JOB: Your task is to retype the lines from the opening of the material through the line that includes "0.00018, 0.0001545, 0.0001435];". Do not copy the pictures.

─── INFORMATION PROVIDED ───

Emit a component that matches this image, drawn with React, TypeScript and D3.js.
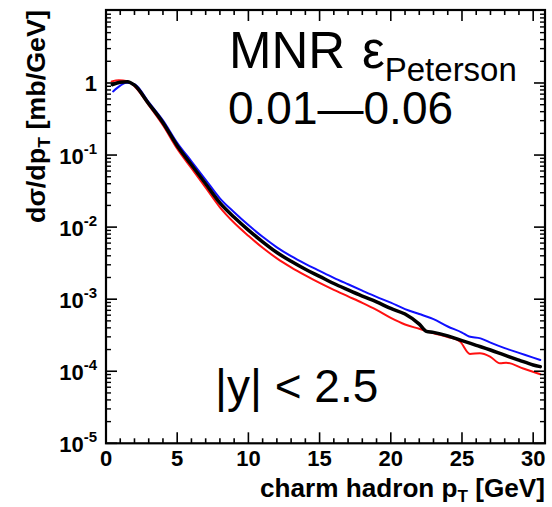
import React from "react";
import * as d3 from "d3";

const W = 552;
const H = 507;

// Black curve (central)
const pTBlack = [0.45, 1, 1.5, 2, 3, 4, 5, 6, 7, 8, 9, 10, 11, 12, 13, 14, 15, 16, 17, 18, 19, 20, 21, 22, 22.5, 23, 24, 25, 26, 27, 28, 29, 30, 30.5];
const valBlack = [0.947, 1.026, 1.042, 0.932, 0.516, 0.281, 0.1346, 0.0733, 0.0399, 0.0217, 0.01368, 0.00908, 0.00625, 0.00444, 0.00335, 0.0026, 0.002075, 0.001652, 0.001346, 0.001104, 0.000917, 0.000743, 0.000621, 0.00045, 0.000358, 0.000346, 0.00031, 0.000266, 0.000229, 0.000197, 0.000167, 0.0001426, 0.0001222, 0.0001159];

// Blue curve
const pTBlue = [0.5, 1, 1.4, 2, 3, 4, 5, 6, 7, 8, 9, 10, 11, 12, 13, 14, 15, 16, 17, 18, 19, 20, 21, 22, 23, 24, 25, 25.5, 26.3, 27, 28, 29, 30, 30.5];
const valBlue = [0.764, 0.917, 1.01, 0.962, 0.541, 0.304, 0.148, 0.082, 0.0454, 0.0251, 0.01606, 0.01066, 0.00733, 0.00524, 0.00395, 0.00309, 0.00247, 0.00198, 0.00161, 0.001313, 0.001076, 0.000894, 0.000729, 0.000623, 0.000529, 0.000418, 0.000344, 0.000303, 0.000286, 0.000249, 0.000209, 0.00018, 0.0001545, 0.0001435];

// Red curve
const pTRed = [0.4, 0.9, 1.5, 2, 3, 4, 5, 6, 7, 8, 9, 10, 11, 12, 13, 14, 15, 16, 17, 18, 19, 20, 21, 22, 23, 24, 24.86, 25.56, 26.26, 26.97, 27.67, 28.1, 29.3, 30.5];
const valRed = [1.052, 1.094, 1.059, 0.903, 0.492, 0.259, 0.1222, 0.0656, 0.0352, 0.01884, 0.01148, 0.00757, 0.00516, 0.00369, 0.00277, 0.00214, 0.00168, 0.001346, 0.001094, 0.000889, 0.00071, 0.00055, 0.000446, 0.000388, 0.000336, 0.000299, 0.000258, 0.000174, 0.000178, 0.00016, 0.000129, 0.0001316, 0.000109, 0.000091];

const xTickLabels = ["0", "5", "10", "15", "20", "25", "30"];
const yTickExponents = [0, -1, -2, -3, -4, -5];

const X0 = 106, X1 = 545, Y0 = 443.3, Y1 = 10;

export default function App() {
  const x = d3.scaleLinear().domain([0, 30.83]).range([X0, X1]);
  const y = d3.scaleLog().domain([1e-5, 10.3]).range([Y0, Y1]);

  const line = d3
    .line<[number, number]>()
    .x((d) => x(d[0]))
    .y((d) => y(d[1]))
    .curve(d3.curveMonotoneX);

  const series = [
    { pT: pTRed, v: valRed, color: "#ff1010", w: 2 },
    { pT: pTBlue, v: valBlue, color: "#1010ff", w: 2 },
    { pT: pTBlack, v: valBlack, color: "#000000", w: 3.5 },
  ];

  const xMinor = d3.range(0, 31, 1);
  const yMinor: number[] = [];
  for (let k = -5; k <= 0; k++) {
    for (let m = 2; m <= 9; m++) yMinor.push(m * Math.pow(10, k));
  }

  const font = "'Liberation Sans', Arial, Helvetica, sans-serif";

  return (
    <svg
      width={W}
      height={H}
      style={{ position: "absolute", left: 0, top: 0, background: "#fff" }}
      fontFamily={font}
    >
      <rect x={0} y={0} width={W} height={H} fill="#fff" />
      <defs>
        <clipPath id="plotclip">
          <rect x={X0} y={Y1} width={X1 - X0} height={Y0 - Y1} />
        </clipPath>
      </defs>

      {/* curves */}
      <g clipPath="url(#plotclip)">
        {series.map((s, i) => (
          <path
            key={i}
            d={line(s.pT.map((p, j) => [p, s.v[j]] as [number, number])) || ""}
            fill="none"
            stroke={s.color}
            strokeWidth={s.w}
            strokeLinejoin="round"
            strokeLinecap="round"
          />
        ))}
      </g>

      {/* x ticks bottom & top */}
      {xMinor.map((t) => {
        const major = t % 5 === 0;
        const len = major ? 11 : 5;
        const px = x(t);
        return (
          <g key={"xt" + t} stroke="#000" strokeWidth={1.6}>
            <line x1={px} x2={px} y1={Y0} y2={Y0 - len} />
            <line x1={px} x2={px} y1={Y1} y2={Y1 + len} />
          </g>
        );
      })}

      {/* y ticks left & right */}
      {yTickExponents.map((e) => {
        const py = y(Math.pow(10, e));
        return (
          <g key={"ym" + e} stroke="#000" strokeWidth={1.6}>
            <line x1={X0} x2={X0 + 11} y1={py} y2={py} />
            <line x1={X1} x2={X1 - 11} y1={py} y2={py} />
          </g>
        );
      })}
      {yMinor.map((v, i) => {
        const py = y(v);
        return (
          <g key={"yn" + i} stroke="#000" strokeWidth={1.4}>
            <line x1={X0} x2={X0 + 5} y1={py} y2={py} />
            <line x1={X1} x2={X1 - 5} y1={py} y2={py} />
          </g>
        );
      })}

      {/* frame */}
      <rect x={X0} y={Y1} width={X1 - X0} height={Y0 - Y1} fill="none" stroke="#000" strokeWidth={2.2} />

      {/* x tick labels */}
      {xTickLabels.map((l) => (
        <text key={"xl" + l} x={x(+l)} y={466} textAnchor="middle" fontSize={22} fontWeight="bold">
          {l}
        </text>
      ))}

      {/* y tick labels */}
      {yTickExponents.map((e) => {
        const py = y(Math.pow(10, e)) + 8.5;
        if (e === 0)
          return (
            <text key={"yl" + e} x={97} y={py} textAnchor="end" fontSize={22} fontWeight="bold">
              1
            </text>
          );
        return (
          <text key={"yl" + e} x={97} y={py} textAnchor="end" fontSize={22} fontWeight="bold">
            10
            <tspan dy={-10} fontSize={15}>{String(e)}</tspan>
          </text>
        );
      })}

      {/* axis titles */}
      <text
        x={260}
        y={497}
        fontSize={26}
        fontWeight="bold"
        textLength={285}
        lengthAdjust="spacingAndGlyphs"
      >
        charm hadron p<tspan dy={5} fontSize={17}>T</tspan>
        <tspan dy={-5}> [GeV]</tspan>
      </text>
      <text
        transform="translate(45,223) rotate(-90)"
        x={0}
        y={0}
        fontSize={26}
        fontWeight="bold"
        textLength={213}
        lengthAdjust="spacingAndGlyphs"
      >
        dσ/dp<tspan dy={5} fontSize={17}>T</tspan>
        <tspan dy={-5}> [mb/GeV]</tspan>
      </text>

      {/* annotations */}
      <text x={229} y={68} fontSize={51}>
        MNR
      </text>
      <text x={362} y={68} fontSize={51}>
        ε<tspan dy={13} fontSize={33}>Peterson</tspan>
      </text>
      <text x={228} y={124} fontSize={46}>
        0.01—0.06
      </text>
      <text x={215} y={402} fontSize={46}>
        |y| &lt; 2.5
      </text>
    </svg>
  );
}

───

WRITTEN RESPONSE:
Emit a component that matches this image, drawn with React, TypeScript and D3.js.
import React from "react";
import * as d3 from "d3";

const W = 552;
const H = 507;

// Black curve (central)
const pTBlack = [0.45, 1, 1.5, 2, 3, 4, 5, 6, 7, 8, 9, 10, 11, 12, 13, 14, 15, 16, 17, 18, 19, 20, 21, 22, 22.5, 23, 24, 25, 26, 27, 28, 29, 30, 30.5];
const valBlack = [0.947, 1.026, 1.042, 0.932, 0.516, 0.281, 0.1346, 0.0733, 0.0399, 0.0217, 0.01368, 0.00908, 0.00625, 0.00444, 0.00335, 0.0026, 0.002075, 0.001652, 0.001346, 0.001104, 0.000917, 0.000743, 0.000621, 0.00045, 0.000358, 0.000346, 0.00031, 0.000266, 0.000229, 0.000197, 0.000167, 0.0001426, 0.0001222, 0.0001159];

// Blue curve
const pTBlue = [0.5, 1, 1.4, 2, 3, 4, 5, 6, 7, 8, 9, 10, 11, 12, 13, 14, 15, 16, 17, 18, 19, 20, 21, 22, 23, 24, 25, 25.5, 26.3, 27, 28, 29, 30, 30.5];
const valBlue = [0.764, 0.917, 1.01, 0.962, 0.541, 0.304, 0.148, 0.082, 0.0454, 0.0251, 0.01606, 0.01066, 0.00733, 0.00524, 0.00395, 0.00309, 0.00247, 0.00198, 0.00161, 0.001313, 0.001076, 0.000894, 0.000729, 0.000623, 0.000529, 0.000418, 0.000344, 0.000303, 0.000286, 0.000249, 0.000209, 0.00018, 0.0001545, 0.0001435];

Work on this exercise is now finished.